Do this >>
All of the lines below are to be transcribed faithfully, with pictures excluded from the copy.

+ + + + + + +

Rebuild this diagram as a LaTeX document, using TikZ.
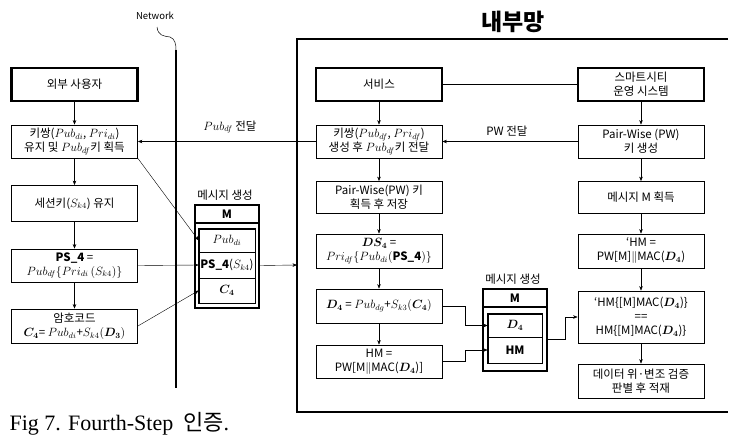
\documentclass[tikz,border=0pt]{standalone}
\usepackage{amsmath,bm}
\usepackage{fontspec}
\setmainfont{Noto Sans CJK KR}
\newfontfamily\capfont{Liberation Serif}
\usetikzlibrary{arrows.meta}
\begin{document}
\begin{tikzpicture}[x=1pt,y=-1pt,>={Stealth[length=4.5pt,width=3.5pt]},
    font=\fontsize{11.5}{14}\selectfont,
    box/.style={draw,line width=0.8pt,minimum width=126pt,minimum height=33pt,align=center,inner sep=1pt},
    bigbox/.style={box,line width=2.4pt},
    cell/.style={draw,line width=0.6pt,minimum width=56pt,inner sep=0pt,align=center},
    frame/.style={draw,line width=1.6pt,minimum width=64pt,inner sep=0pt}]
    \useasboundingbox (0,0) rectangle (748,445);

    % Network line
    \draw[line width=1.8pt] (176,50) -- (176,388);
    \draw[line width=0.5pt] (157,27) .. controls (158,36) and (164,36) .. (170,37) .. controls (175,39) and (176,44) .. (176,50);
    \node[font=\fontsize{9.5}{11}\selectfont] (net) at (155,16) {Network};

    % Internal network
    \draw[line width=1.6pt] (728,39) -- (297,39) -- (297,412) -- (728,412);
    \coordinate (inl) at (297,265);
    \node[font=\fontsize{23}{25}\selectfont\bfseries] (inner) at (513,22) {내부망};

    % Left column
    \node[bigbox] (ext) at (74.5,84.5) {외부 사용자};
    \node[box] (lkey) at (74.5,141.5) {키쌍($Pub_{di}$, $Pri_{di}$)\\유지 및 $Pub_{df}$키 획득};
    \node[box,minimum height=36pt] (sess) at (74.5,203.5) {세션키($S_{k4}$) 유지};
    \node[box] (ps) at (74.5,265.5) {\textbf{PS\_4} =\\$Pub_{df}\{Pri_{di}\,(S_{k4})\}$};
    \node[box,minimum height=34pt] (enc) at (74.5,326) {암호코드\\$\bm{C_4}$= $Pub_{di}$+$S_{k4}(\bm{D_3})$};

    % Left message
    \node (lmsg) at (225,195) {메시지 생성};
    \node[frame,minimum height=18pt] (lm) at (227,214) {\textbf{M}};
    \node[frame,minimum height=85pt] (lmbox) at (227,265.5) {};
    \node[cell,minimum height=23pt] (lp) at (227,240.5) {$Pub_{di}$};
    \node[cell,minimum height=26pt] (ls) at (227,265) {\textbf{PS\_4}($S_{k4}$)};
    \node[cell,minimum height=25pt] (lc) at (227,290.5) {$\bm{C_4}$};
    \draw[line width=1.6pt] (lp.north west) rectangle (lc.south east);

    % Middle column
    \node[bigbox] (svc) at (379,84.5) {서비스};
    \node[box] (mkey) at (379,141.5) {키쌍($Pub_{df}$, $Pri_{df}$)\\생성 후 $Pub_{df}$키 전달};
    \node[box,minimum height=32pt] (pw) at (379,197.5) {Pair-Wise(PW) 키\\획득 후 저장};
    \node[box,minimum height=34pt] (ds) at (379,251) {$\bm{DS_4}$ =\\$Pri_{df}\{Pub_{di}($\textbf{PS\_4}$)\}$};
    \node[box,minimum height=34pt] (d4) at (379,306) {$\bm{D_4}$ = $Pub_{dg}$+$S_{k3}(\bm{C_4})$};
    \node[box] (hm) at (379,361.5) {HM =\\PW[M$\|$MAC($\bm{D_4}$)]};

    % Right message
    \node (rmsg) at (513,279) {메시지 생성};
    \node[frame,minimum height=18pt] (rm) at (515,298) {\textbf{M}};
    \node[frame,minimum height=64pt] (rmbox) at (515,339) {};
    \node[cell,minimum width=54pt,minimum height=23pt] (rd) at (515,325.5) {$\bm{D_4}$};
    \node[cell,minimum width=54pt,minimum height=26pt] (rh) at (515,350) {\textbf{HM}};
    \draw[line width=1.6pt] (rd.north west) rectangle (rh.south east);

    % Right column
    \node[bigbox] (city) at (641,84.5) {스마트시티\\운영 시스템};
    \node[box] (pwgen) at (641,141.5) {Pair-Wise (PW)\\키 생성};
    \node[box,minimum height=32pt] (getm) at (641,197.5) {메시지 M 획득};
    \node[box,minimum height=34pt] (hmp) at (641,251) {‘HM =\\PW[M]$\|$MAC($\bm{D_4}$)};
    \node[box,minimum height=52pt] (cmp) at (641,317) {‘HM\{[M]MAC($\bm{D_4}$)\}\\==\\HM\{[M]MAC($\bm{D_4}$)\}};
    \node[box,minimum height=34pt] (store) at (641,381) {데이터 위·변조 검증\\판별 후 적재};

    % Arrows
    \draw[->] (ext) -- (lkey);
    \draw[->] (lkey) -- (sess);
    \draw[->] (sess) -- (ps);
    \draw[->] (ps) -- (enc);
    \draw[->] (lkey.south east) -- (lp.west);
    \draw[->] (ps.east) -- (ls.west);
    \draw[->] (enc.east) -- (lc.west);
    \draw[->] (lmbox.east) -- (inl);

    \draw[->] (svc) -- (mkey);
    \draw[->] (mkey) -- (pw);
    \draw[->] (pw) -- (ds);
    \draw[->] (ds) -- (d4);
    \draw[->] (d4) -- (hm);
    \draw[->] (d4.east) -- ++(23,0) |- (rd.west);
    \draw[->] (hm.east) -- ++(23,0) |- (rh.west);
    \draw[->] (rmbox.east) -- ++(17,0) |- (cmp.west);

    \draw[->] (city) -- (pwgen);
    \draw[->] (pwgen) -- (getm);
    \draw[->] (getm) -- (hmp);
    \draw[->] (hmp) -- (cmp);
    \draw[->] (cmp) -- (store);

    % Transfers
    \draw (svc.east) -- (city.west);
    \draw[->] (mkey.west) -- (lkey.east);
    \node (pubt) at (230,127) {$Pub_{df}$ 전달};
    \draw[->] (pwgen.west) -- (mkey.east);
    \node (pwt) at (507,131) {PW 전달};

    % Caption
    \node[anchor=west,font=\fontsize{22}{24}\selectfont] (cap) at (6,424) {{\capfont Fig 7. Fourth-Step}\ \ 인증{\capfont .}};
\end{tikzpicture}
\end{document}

+ + + + + + +

Exercise result >>
Rebuild this diagram as a LaTeX document, using TikZ.
\documentclass[tikz,border=0pt]{standalone}
\usepackage{amsmath,bm}
\usepackage{fontspec}
\setmainfont{Noto Sans CJK KR}
\newfontfamily\capfont{Liberation Serif}
\usetikzlibrary{arrows.meta}
\begin{document}
\begin{tikzpicture}[x=1pt,y=-1pt,>={Stealth[length=4.5pt,width=3.5pt]},
    font=\fontsize{11.5}{14}\selectfont,
    box/.style={draw,line width=0.8pt,minimum width=126pt,minimum height=33pt,align=center,inner sep=1pt},
    bigbox/.style={box,line width=2.4pt},
    cell/.style={draw,line width=0.6pt,minimum width=56pt,inner sep=0pt,align=center},
    frame/.style={draw,line width=1.6pt,minimum width=64pt,inner sep=0pt}]
    \useasboundingbox (0,0) rectangle (748,445);

    % Network line
    \draw[line width=1.8pt] (176,50) -- (176,388);
    \draw[line width=0.5pt] (157,27) .. controls (158,36) and (164,36) .. (170,37) .. controls (175,39) and (176,44) .. (176,50);
    \node[font=\fontsize{9.5}{11}\selectfont] (net) at (155,16) {Network};

    % Internal network
    \draw[line width=1.6pt] (728,39) -- (297,39) -- (297,412) -- (728,412);
    \coordinate (inl) at (297,265);
    \node[font=\fontsize{23}{25}\selectfont\bfseries] (inner) at (513,22) {내부망};

    % Left column
    \node[bigbox] (ext) at (74.5,84.5) {외부 사용자};
    \node[box] (lkey) at (74.5,141.5) {키쌍($Pub_{di}$, $Pri_{di}$)\\유지 및 $Pub_{df}$키 획득};
    \node[box,minimum height=36pt] (sess) at (74.5,203.5) {세션키($S_{k4}$) 유지};
    \node[box] (ps) at (74.5,265.5) {\textbf{PS\_4} =\\$Pub_{df}\{Pri_{di}\,(S_{k4})\}$};
    \node[box,minimum height=34pt] (enc) at (74.5,326) {암호코드\\$\bm{C_4}$= $Pub_{di}$+$S_{k4}(\bm{D_3})$};

    % Left message
    \node (lmsg) at (225,195) {메시지 생성};
    \node[frame,minimum height=18pt] (lm) at (227,214) {\textbf{M}};
    \node[frame,minimum height=85pt] (lmbox) at (227,265.5) {};
    \node[cell,minimum height=23pt] (lp) at (227,240.5) {$Pub_{di}$};
    \node[cell,minimum height=26pt] (ls) at (227,265) {\textbf{PS\_4}($S_{k4}$)};
    \node[cell,minimum height=25pt] (lc) at (227,290.5) {$\bm{C_4}$};
    \draw[line width=1.6pt] (lp.north west) rectangle (lc.south east);

    % Middle column
    \node[bigbox] (svc) at (379,84.5) {서비스};
    \node[box] (mkey) at (379,141.5) {키쌍($Pub_{df}$, $Pri_{df}$)\\생성 후 $Pub_{df}$키 전달};
    \node[box,minimum height=32pt] (pw) at (379,197.5) {Pair-Wise(PW) 키\\획득 후 저장};
    \node[box,minimum height=34pt] (ds) at (379,251) {$\bm{DS_4}$ =\\$Pri_{df}\{Pub_{di}($\textbf{PS\_4}$)\}$};
    \node[box,minimum height=34pt] (d4) at (379,306) {$\bm{D_4}$ = $Pub_{dg}$+$S_{k3}(\bm{C_4})$};
    \node[box] (hm) at (379,361.5) {HM =\\PW[M$\|$MAC($\bm{D_4}$)]};

    % Right message
    \node (rmsg) at (513,279) {메시지 생성};
    \node[frame,minimum height=18pt] (rm) at (515,298) {\textbf{M}};
    \node[frame,minimum height=64pt] (rmbox) at (515,339) {};
    \node[cell,minimum width=54pt,minimum height=23pt] (rd) at (515,325.5) {$\bm{D_4}$};
    \node[cell,minimum width=54pt,minimum height=26pt] (rh) at (515,350) {\textbf{HM}};
    \draw[line width=1.6pt] (rd.north west) rectangle (rh.south east);

    % Right column
    \node[bigbox] (city) at (641,84.5) {스마트시티\\운영 시스템};
    \node[box] (pwgen) at (641,141.5) {Pair-Wise (PW)\\키 생성};
    \node[box,minimum height=32pt] (getm) at (641,197.5) {메시지 M 획득};
    \node[box,minimum height=34pt] (hmp) at (641,251) {‘HM =\\PW[M]$\|$MAC($\bm{D_4}$)};
    \node[box,minimum height=52pt] (cmp) at (641,317) {‘HM\{[M]MAC($\bm{D_4}$)\}\\==\\HM\{[M]MAC($\bm{D_4}$)\}};
    \node[box,minimum height=34pt] (store) at (641,381) {데이터 위·변조 검증\\판별 후 적재};

    % Arrows
    \draw[->] (ext) -- (lkey);
    \draw[->] (lkey) -- (sess);
    \draw[->] (sess) -- (ps);
    \draw[->] (ps) -- (enc);
    \draw[->] (lkey.south east) -- (lp.west);
    \draw[->] (ps.east) -- (ls.west);
    \draw[->] (enc.east) -- (lc.west);
    \draw[->] (lmbox.east) -- (inl);

    \draw[->] (svc) -- (mkey);
    \draw[->] (mkey) -- (pw);
    \draw[->] (pw) -- (ds);
    \draw[->] (ds) -- (d4);
    \draw[->] (d4) -- (hm);
    \draw[->] (d4.east) -- ++(23,0) |- (rd.west);
    \draw[->] (hm.east) -- ++(23,0) |- (rh.west);
    \draw[->] (rmbox.east) -- ++(17,0) |- (cmp.west);

    \draw[->] (city) -- (pwgen);
    \draw[->] (pwgen) -- (getm);
    \draw[->] (getm) -- (hmp);
    \draw[->] (hmp) -- (cmp);
    \draw[->] (cmp) -- (store);

    % Transfers
    \draw (svc.east) -- (city.west);
    \draw[->] (mkey.west) -- (lkey.east);
    \node (pubt) at (230,127) {$Pub_{df}$ 전달};
    \draw[->] (pwgen.west) -- (mkey.east);
    \node (pwt) at (507,131) {PW 전달};

    % Caption
    \node[anchor=west,font=\fontsize{22}{24}\selectfont] (cap) at (6,424) {{\capfont Fig 7. Fourth-Step}\ \ 인증{\capfont .}};
\end{tikzpicture}
\end{document}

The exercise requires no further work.